Originally posted by RobA_Oz He asks the question that has appeared here once or twice: why wasn't the accelerator unit included in the original K-1? It's a fair question, of course, but he actually compounds the mystery by showing comparative photos of the K-1 and K-1ii circuit boards. While it's clear that there was space on the original K-1 board for the AU, you can see that the circuitry was changed a fair bit around it on the K-1ii board, so it seems to me that perhaps there was an issue with the AU implementation that may have been impossible to reconcile within the time frame for the K-1's release.
On the other hand, someone may just have decided that they needed an interim refresh, in between major releases, and the circuit changes were just improvements that were devised after the initial release. Nothing else on the board seems to be different, though.

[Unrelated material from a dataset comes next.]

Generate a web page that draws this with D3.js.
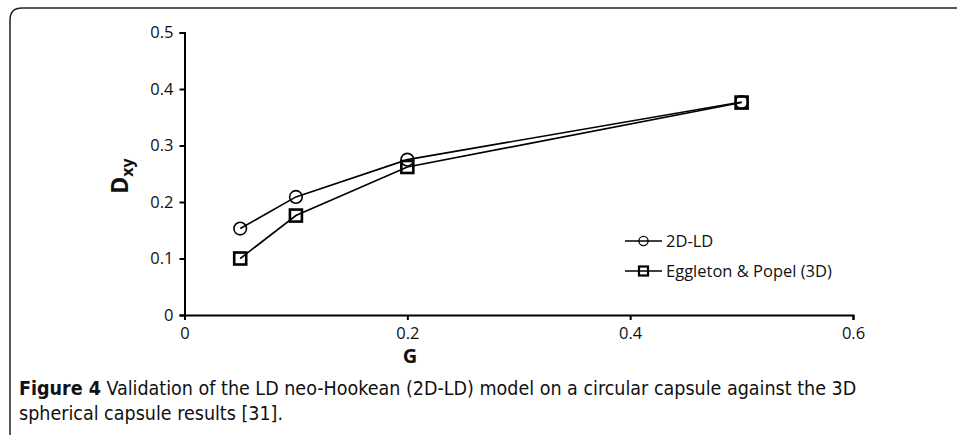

There were at least five plausible good reasons not to include the accelerator on the K-1:
1) schedule: it would have delayed the K-1 another 4 months
2) performance: the first version of the accelerator could not handle 36 Mpix in a timely fashion
3) cost: it would have added too much cost to the K-1
4) competitive positioning: the K-1 did not need the accelerator to offer competitive IQ (the K1 matched the D810 on IQ, with the added bonus of IBIS and a lower price point)
5) risk: Ricoh was not sure how well the chip would work and did not want to risk the K-1
Although the K-1 board had some room for the accelerator, you can see that the accelerator was not fully designed into the board. There's no pads for the accelerator chip and when they did add the accelerator, they were forced to redesign some other parts of the board to move some components out of the way.